In creative writing we had to write a couple pages in second person point of view as an exercise
jokes on my instructor because i love writing second person
anyways here's kind of a???? summary piece for a story i probably will write more for later
set in earth 2550
He wolf-whistles when you exit the tent, and you frantically twist your fingers around your shirt buttons, trying to dress yourself. Exhausted from your half-finished task, you drop your hands and roll your neck, working out the sore muscles from sleeping on the ground. You’re never fully awake until you shower. There aren’t any showers in the outback, however.

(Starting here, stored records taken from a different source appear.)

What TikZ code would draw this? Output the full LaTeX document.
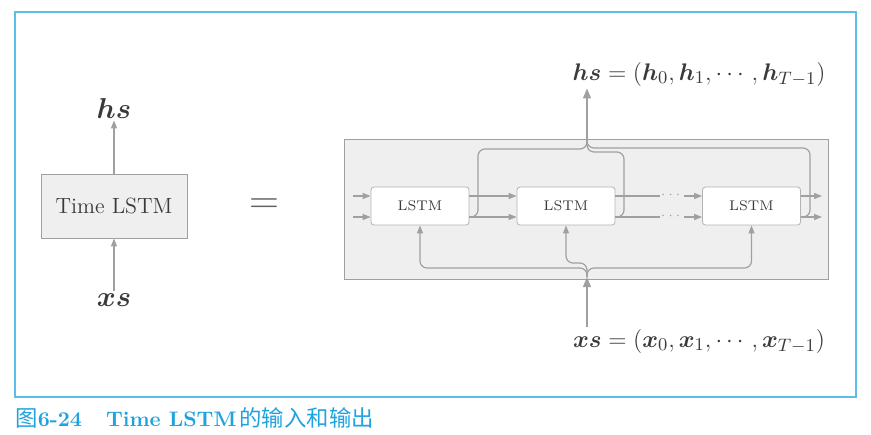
\documentclass[tikz,border=0pt]{standalone}
\usepackage{amsmath}
\usepackage{bm}
\usepackage{fontspec}
\newfontfamily\cjk{Noto Sans CJK SC}
\usetikzlibrary{arrows.meta}
\definecolor{lgray}{HTML}{A0A0A0}
\definecolor{boxfill}{HTML}{EFEFEF}
\definecolor{txt}{HTML}{3A3A3A}
\definecolor{frameblue}{HTML}{5BBFEA}
\definecolor{capblue}{HTML}{1FA3DE}
\tikzset{
  conn/.style={draw=lgray, line width=0.6pt, rounded corners=3.5pt},
  arr/.style={conn, -{Triangle[length=4pt,width=3pt]}},
  bigarr/.style={conn, -{Triangle[length=5pt,width=4pt]}},
  cell/.style={draw=lgray!80, fill=white, rounded corners=1.5pt, minimum width=49pt, minimum height=19pt, inner sep=0pt, font=\fontsize{7}{8}\selectfont, text=txt},
  mathlbl/.style={text=txt, font=\fontsize{14.5}{16}\selectfont, inner sep=1pt},
  mathlblR/.style={text=txt, font=\fontsize{12.8}{15}\selectfont, inner sep=1pt},
  dotlbl/.style={text=lgray, font=\fontsize{7}{8}\selectfont, inner sep=0pt},
}
\begin{document}
\begin{tikzpicture}[x=0.5pt,y=-0.5pt]
\useasboundingbox (0,0) rectangle (871,434);
% frame
\draw[frameblue, line width=0.6pt] (15,12) rectangle (856,397);
\node[anchor=west, text=capblue, inner sep=0pt, font=\fontsize{10.5}{12}\selectfont] (cap) at (15,418)
  {{\cjk\fontsize{11.2}{12}\selectfont 图}\textbf{6-24}\hspace{12pt}\textbf{Time LSTM}\hspace{1.5pt}{\cjk\fontsize{11.2}{12}\selectfont 的输入和输出}};
% left
\node[draw=lgray, fill=boxfill, minimum width=73pt, minimum height=32pt, text=txt, font=\fontsize{11}{13}\selectfont] (tl) at (114,206) {Time LSTM};
\node[mathlbl] (hsL) at (114,108) {$\bm{hs}$};
\node[mathlbl] (xsL) at (114,300) {$\bm{xs}$};
\draw[arr] (tl.north) -- (hsL.south);
\draw[arr] (xsL.north) -- (tl.south);
% equals
\node[text=txt!80, font=\fontsize{22}{24}\selectfont] (eq) at (264,206) {$=$};
% right big box
\node[draw=lgray, fill=boxfill, minimum width=242pt, minimum height=70pt, inner sep=0pt] (big) at (586,209) {};
\node[cell] (b1) at (420,206) {LSTM};
\node[cell] (b2) at (566,206) {LSTM};
\node[cell] (b3) at (751.5,206) {LSTM};
\coordinate (yu) at (0,196);
\coordinate (yl) at (0,217);
\coordinate (inu) at (353,196);
\coordinate (inl) at (353,217);
\coordinate (outu) at (822,196);
\coordinate (outl) at (822,217);
\coordinate (hj) at (587,140);
\coordinate (xj) at (587,277);
% labels
\node[mathlblR] (hsR) at (699,74) {$\bm{hs}=(\bm{h}_0,\bm{h}_1,\cdots,\bm{h}_{T-1})$};
\node[mathlblR] (xsR) at (699,341) {$\bm{xs}=(\bm{x}_0,\bm{x}_1,\cdots,\bm{x}_{T-1})$};
% inputs
\draw[arr] (inu) -- (b1.west |- yu);
\draw[arr] (inl) -- (b1.west |- yl);
% b1 -> b2
\draw[arr] (b1.east |- yu) -- (b2.west |- yu);
\draw[arr] (b1.east |- yl) -- (b2.west |- yl);
% b2 -> b3 with dots
\coordinate (du1) at (660,196);
\coordinate (du2) at (684,196);
\coordinate (dl1) at (660,217);
\coordinate (dl2) at (684,217);
\draw[conn] (b2.east |- yu) -- (du1);
\draw[conn] (b2.east |- yl) -- (dl1);
\node[dotlbl] (dotu) at (672,195) {$\cdots$};
\node[dotlbl] (dotl) at (672,216) {$\cdots$};
\draw[arr] (du2) -- (b3.west |- yu);
\draw[arr] (dl2) -- (b3.west |- yl);
% outputs
\draw[arr] (b3.east |- yu) -- (outu);
\draw[arr] (b3.east |- yl) -- (outl);
% hs gathering
\draw[conn] (b1.east |- yl) -- (478,217) -- (478,149) -- (587,149) -- (hj);
\draw[conn] (b2.east |- yl) -- (624,217) -- (624,152) -- (587,152) -- (hj);
\draw[conn] (b3.east |- yl) -- (810,217) -- (810,148) -- (587,148) -- (hj);
\draw[bigarr] (hj) -- (hj |- hsR.south);
% xs distribution
\draw[bigarr] (xj |- xsR.north) -- (xj);
\draw[arr] (xj) -- (587,268) -- (420,268) -- (b1.south);
\draw[arr] (xj) -- (587,263) -- (566,263) -- (b2.south);
\draw[arr] (xj) -- (587,268) -- (751.5,268) -- (b3.south);
\end{tikzpicture}
\end{document}
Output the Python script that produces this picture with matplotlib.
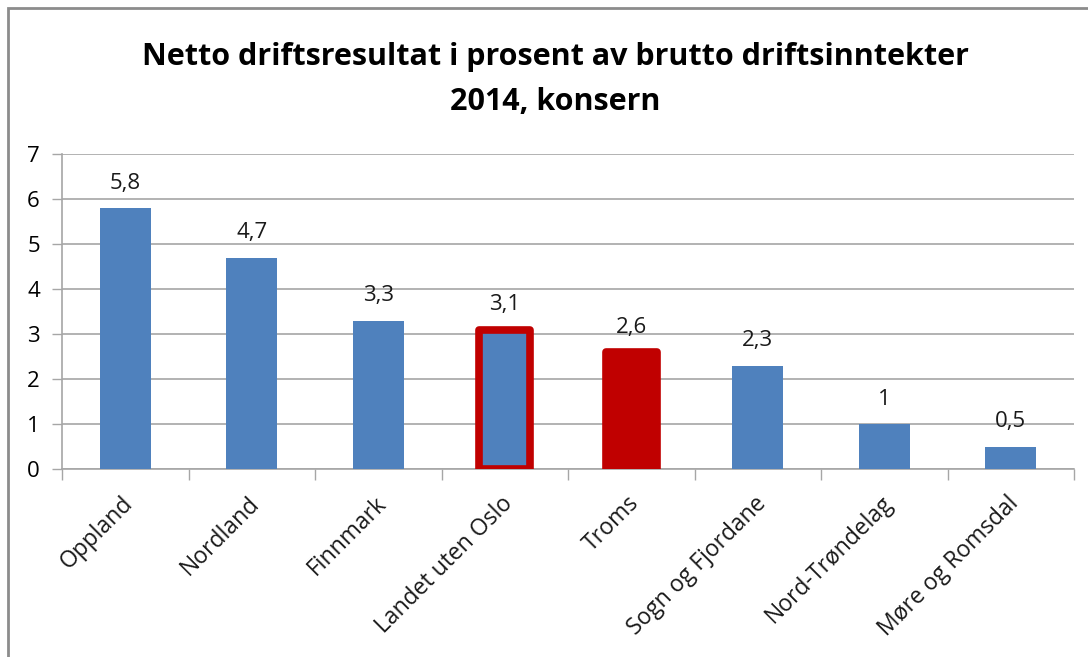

He was sitting on the ground, shoes off, exposing his inhuman two-toed feet. Between them, he clutched a navy-blue water bottle with the school’s emblem on the side: New Earth International Ambassadorial Academy. He held the handle of a small pot and carefully emptied the contents into the bottle.
“Morning, Princess,” he says, flicking golden eyes toward you. You suppress your instinct to shudder at his alien gaze. Your father had trained you well to avoid his kind. Even your insatiable curiosity of their being couldn’t make you unlearn that gut-twisting fear that follows them. The break in concentration causes hot water to dribble onto his red foot. Looking around groggily, you notice something.
“Where’s the fire?” He was purifying drinking water for the two of you, right? You need fire to do that, right? You learned that in the Young Men’s group you belonged to back home.
“Babe, I am the fire.” He sets the pot down then throws his hand towards you, the back facing you and his index finger raised. He watches you as the finger ignites. It wasn’t a finger-- you knew that. It was a claw that held a frightening potion of venoms. It glew red, hot without being on fire. He was right. He was fire.
Virusa have always captivated you as a species, forbidden, and mysterious. It was illegal for them to be within your home country’s borders. The Terrever Republic wasn’t known for its hospitality.
There was only one other student from your country at the Academy. Their name was Mal. Well, their last name anyways. Kiara Malcomb was their full name, according to the black placard on their door. The same door you found ajar last night when you went to give them the phone to call home. Their parents waited on the other end, eager to speak with their child halfway across the world. Their bed was unmade, and you would have immediately assumed a kidnapper had taken them in the night, but then, ever attentive, you noticed something.
Their bag was missing, as well as the scarf that was an extension of their body. Mal was funny, and just a little too sensitive to anything. They always had this scarf with them. They said their mother had knitted the green and gold monstrosity for them. The special, home-made touch was evident in how it was wider at the middle, making it easier for the particularly sensitive teenager to wrap it around their head, in an effort to block out any sounds, lights, or curious aliens.
Mal’s particular sensitivity didn’t apply just to their physical senses. Mal had a tendency to shut down, to turn their brain and forms of communication off. You could be talking to them and they’d just deadpan, and not listen to what you were saying. Maybe they’d stand up, and wander out of the room and into the courtyard between your dormitories. Mal loved being outside.
Though, now, it seems like they’d taken that insatiable, unpredictable wanderlust to a slight extreme, and left the campus completely. Immediately, you notified their dorm advisor, who shrugged and said that it was a big campus and that Mal was “probably at the library, or something.” Mal hated the library.
You packed a bag, putting a few bottles of water from the vending machine, as well as a bag of some brand-name cheese-flavoured chips. A semester into this new culture, and you still weren’t used to the commercialization and processing of something simple as food. You went back to your room to snag the book you were reading - Sun Rain- off your nightstand and sneak out before the security patrol caught you, when you roommate stirred.
He wasn’t your first choice for a roommate, all angles and burnt orange skin. He was weird, and tall, and just so alien that you didn’t like talking to him. He was handsome, you guess. But his fascination about your being combined with your dislike of making eye contact with him made it difficult for you to like him.
“Where’re’ya going?” He had asked, already sitting up. He wasn’t wearing any clothes. That was another weird thing about him, as if there weren’t enough already. You rubbed your eyes under your glasses and avoided looking at him.
“Mal’s gone.” He stood, pulling on a pair of blue jeans and tieing his matted indigo dreadlocks into a ponytail.
“I’m going with you.” Clawed hands fit through his Academy hoodie's sleeves. He took his keys off the hook, and searched for the button-thing that unlocked his automobile. Cars unnerved you. They weren’t legal for citizens to own in Terrever. You make a noise as if to say ‘No,” and he sets the chain back on the desk. “Fine, Princess, no cars.”
“My name is Codah. I’ve told you this.” He laughs.
“If you say so. Now, c’mon, the security patrol’s gonna come by soon.”